INSTRUCTIONS TO FOLLOW
In the lines below, output everything from the first line through the line containing "24, 26, 28]" exactly as it is. Pictures are not part of the output.

DATASET EXCERPT
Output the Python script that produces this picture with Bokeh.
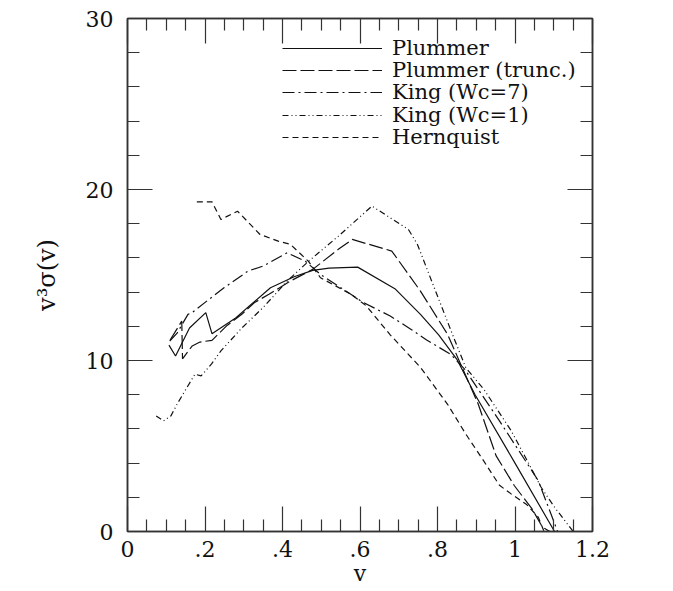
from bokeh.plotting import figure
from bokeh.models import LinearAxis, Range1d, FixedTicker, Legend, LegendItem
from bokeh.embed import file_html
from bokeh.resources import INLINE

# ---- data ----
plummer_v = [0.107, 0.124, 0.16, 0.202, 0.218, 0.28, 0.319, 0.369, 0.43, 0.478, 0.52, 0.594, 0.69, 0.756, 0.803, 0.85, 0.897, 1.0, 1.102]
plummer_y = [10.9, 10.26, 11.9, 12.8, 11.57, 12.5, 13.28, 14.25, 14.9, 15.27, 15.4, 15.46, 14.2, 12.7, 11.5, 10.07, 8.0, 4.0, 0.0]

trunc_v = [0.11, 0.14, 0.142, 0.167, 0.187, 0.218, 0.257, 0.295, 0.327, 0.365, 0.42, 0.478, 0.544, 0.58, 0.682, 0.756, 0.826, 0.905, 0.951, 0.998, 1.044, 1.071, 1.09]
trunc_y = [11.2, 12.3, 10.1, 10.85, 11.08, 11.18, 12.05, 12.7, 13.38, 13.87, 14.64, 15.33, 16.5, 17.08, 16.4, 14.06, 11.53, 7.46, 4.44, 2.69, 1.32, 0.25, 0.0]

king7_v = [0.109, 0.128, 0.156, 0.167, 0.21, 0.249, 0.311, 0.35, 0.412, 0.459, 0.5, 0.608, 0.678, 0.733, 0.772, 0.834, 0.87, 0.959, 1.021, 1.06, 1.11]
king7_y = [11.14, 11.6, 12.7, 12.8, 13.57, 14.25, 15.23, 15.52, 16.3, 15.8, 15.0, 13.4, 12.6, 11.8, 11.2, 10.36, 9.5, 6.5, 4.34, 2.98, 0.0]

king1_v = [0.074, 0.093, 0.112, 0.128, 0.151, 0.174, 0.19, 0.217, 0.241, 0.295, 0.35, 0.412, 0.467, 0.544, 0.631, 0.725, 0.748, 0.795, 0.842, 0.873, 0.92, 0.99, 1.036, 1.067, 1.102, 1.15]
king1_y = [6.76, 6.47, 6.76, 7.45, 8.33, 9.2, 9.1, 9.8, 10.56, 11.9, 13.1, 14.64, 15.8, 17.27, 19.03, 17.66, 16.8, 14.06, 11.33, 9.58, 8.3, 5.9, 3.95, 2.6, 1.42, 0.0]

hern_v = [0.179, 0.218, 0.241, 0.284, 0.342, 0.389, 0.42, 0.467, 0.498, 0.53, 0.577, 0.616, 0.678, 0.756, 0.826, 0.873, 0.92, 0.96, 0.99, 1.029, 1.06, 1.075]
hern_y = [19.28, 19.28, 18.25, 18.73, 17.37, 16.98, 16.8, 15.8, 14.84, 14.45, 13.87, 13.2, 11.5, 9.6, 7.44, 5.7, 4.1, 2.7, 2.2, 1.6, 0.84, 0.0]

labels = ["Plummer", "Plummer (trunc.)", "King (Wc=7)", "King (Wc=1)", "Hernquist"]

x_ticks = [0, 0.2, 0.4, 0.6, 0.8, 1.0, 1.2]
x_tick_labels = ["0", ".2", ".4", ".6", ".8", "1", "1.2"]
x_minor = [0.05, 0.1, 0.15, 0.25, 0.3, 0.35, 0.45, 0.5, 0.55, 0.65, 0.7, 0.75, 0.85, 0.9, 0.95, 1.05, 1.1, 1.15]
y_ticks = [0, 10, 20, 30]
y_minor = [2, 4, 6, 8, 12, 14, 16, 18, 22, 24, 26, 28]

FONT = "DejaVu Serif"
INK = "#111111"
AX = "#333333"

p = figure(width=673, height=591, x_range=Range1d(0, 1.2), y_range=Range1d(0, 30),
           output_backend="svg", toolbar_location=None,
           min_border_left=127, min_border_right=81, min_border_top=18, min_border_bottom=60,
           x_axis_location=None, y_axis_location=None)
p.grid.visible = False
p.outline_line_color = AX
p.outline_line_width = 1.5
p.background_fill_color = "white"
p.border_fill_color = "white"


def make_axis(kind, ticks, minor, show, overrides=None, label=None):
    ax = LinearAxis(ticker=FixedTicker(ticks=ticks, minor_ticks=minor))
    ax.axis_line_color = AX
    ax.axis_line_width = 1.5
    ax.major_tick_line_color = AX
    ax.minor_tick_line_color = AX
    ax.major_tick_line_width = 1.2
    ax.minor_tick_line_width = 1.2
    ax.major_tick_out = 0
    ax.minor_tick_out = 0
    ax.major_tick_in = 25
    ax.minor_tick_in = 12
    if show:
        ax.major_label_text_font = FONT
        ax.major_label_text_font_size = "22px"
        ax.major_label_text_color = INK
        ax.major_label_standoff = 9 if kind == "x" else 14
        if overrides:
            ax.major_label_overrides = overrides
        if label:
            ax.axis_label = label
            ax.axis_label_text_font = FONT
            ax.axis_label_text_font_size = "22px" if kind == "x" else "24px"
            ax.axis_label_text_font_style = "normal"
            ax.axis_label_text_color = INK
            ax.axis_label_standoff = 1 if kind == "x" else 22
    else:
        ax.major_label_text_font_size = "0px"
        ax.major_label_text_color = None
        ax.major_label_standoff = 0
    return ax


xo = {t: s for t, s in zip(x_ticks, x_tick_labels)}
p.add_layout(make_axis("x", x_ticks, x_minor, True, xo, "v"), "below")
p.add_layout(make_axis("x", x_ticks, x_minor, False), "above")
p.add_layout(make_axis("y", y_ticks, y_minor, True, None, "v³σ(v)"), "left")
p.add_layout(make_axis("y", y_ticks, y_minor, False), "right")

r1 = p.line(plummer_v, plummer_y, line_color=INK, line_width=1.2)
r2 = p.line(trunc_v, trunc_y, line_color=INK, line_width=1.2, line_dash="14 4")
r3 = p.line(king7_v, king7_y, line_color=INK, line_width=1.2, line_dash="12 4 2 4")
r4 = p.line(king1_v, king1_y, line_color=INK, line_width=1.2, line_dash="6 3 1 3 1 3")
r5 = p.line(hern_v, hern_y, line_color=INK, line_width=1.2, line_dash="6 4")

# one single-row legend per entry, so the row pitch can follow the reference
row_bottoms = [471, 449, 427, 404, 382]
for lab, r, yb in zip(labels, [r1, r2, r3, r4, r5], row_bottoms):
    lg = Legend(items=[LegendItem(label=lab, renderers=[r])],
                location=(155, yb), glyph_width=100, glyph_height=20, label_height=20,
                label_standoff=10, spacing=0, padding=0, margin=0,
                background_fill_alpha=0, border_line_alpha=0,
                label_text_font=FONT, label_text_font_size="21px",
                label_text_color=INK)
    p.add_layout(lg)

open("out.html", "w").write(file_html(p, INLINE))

TASK ANSWER
Output the Python script that produces this picture with Bokeh.
from bokeh.plotting import figure
from bokeh.models import LinearAxis, Range1d, FixedTicker, Legend, LegendItem
from bokeh.embed import file_html
from bokeh.resources import INLINE

# ---- data ----
plummer_v = [0.107, 0.124, 0.16, 0.202, 0.218, 0.28, 0.319, 0.369, 0.43, 0.478, 0.52, 0.594, 0.69, 0.756, 0.803, 0.85, 0.897, 1.0, 1.102]
plummer_y = [10.9, 10.26, 11.9, 12.8, 11.57, 12.5, 13.28, 14.25, 14.9, 15.27, 15.4, 15.46, 14.2, 12.7, 11.5, 10.07, 8.0, 4.0, 0.0]

trunc_v = [0.11, 0.14, 0.142, 0.167, 0.187, 0.218, 0.257, 0.295, 0.327, 0.365, 0.42, 0.478, 0.544, 0.58, 0.682, 0.756, 0.826, 0.905, 0.951, 0.998, 1.044, 1.071, 1.09]
trunc_y = [11.2, 12.3, 10.1, 10.85, 11.08, 11.18, 12.05, 12.7, 13.38, 13.87, 14.64, 15.33, 16.5, 17.08, 16.4, 14.06, 11.53, 7.46, 4.44, 2.69, 1.32, 0.25, 0.0]

king7_v = [0.109, 0.128, 0.156, 0.167, 0.21, 0.249, 0.311, 0.35, 0.412, 0.459, 0.5, 0.608, 0.678, 0.733, 0.772, 0.834, 0.87, 0.959, 1.021, 1.06, 1.11]
king7_y = [11.14, 11.6, 12.7, 12.8, 13.57, 14.25, 15.23, 15.52, 16.3, 15.8, 15.0, 13.4, 12.6, 11.8, 11.2, 10.36, 9.5, 6.5, 4.34, 2.98, 0.0]

king1_v = [0.074, 0.093, 0.112, 0.128, 0.151, 0.174, 0.19, 0.217, 0.241, 0.295, 0.35, 0.412, 0.467, 0.544, 0.631, 0.725, 0.748, 0.795, 0.842, 0.873, 0.92, 0.99, 1.036, 1.067, 1.102, 1.15]
king1_y = [6.76, 6.47, 6.76, 7.45, 8.33, 9.2, 9.1, 9.8, 10.56, 11.9, 13.1, 14.64, 15.8, 17.27, 19.03, 17.66, 16.8, 14.06, 11.33, 9.58, 8.3, 5.9, 3.95, 2.6, 1.42, 0.0]

hern_v = [0.179, 0.218, 0.241, 0.284, 0.342, 0.389, 0.42, 0.467, 0.498, 0.53, 0.577, 0.616, 0.678, 0.756, 0.826, 0.873, 0.92, 0.96, 0.99, 1.029, 1.06, 1.075]
hern_y = [19.28, 19.28, 18.25, 18.73, 17.37, 16.98, 16.8, 15.8, 14.84, 14.45, 13.87, 13.2, 11.5, 9.6, 7.44, 5.7, 4.1, 2.7, 2.2, 1.6, 0.84, 0.0]

labels = ["Plummer", "Plummer (trunc.)", "King (Wc=7)", "King (Wc=1)", "Hernquist"]

x_ticks = [0, 0.2, 0.4, 0.6, 0.8, 1.0, 1.2]
x_tick_labels = ["0", ".2", ".4", ".6", ".8", "1", "1.2"]
x_minor = [0.05, 0.1, 0.15, 0.25, 0.3, 0.35, 0.45, 0.5, 0.55, 0.65, 0.7, 0.75, 0.85, 0.9, 0.95, 1.05, 1.1, 1.15]
y_ticks = [0, 10, 20, 30]
y_minor = [2, 4, 6, 8, 12, 14, 16, 18, 22, 24, 26, 28]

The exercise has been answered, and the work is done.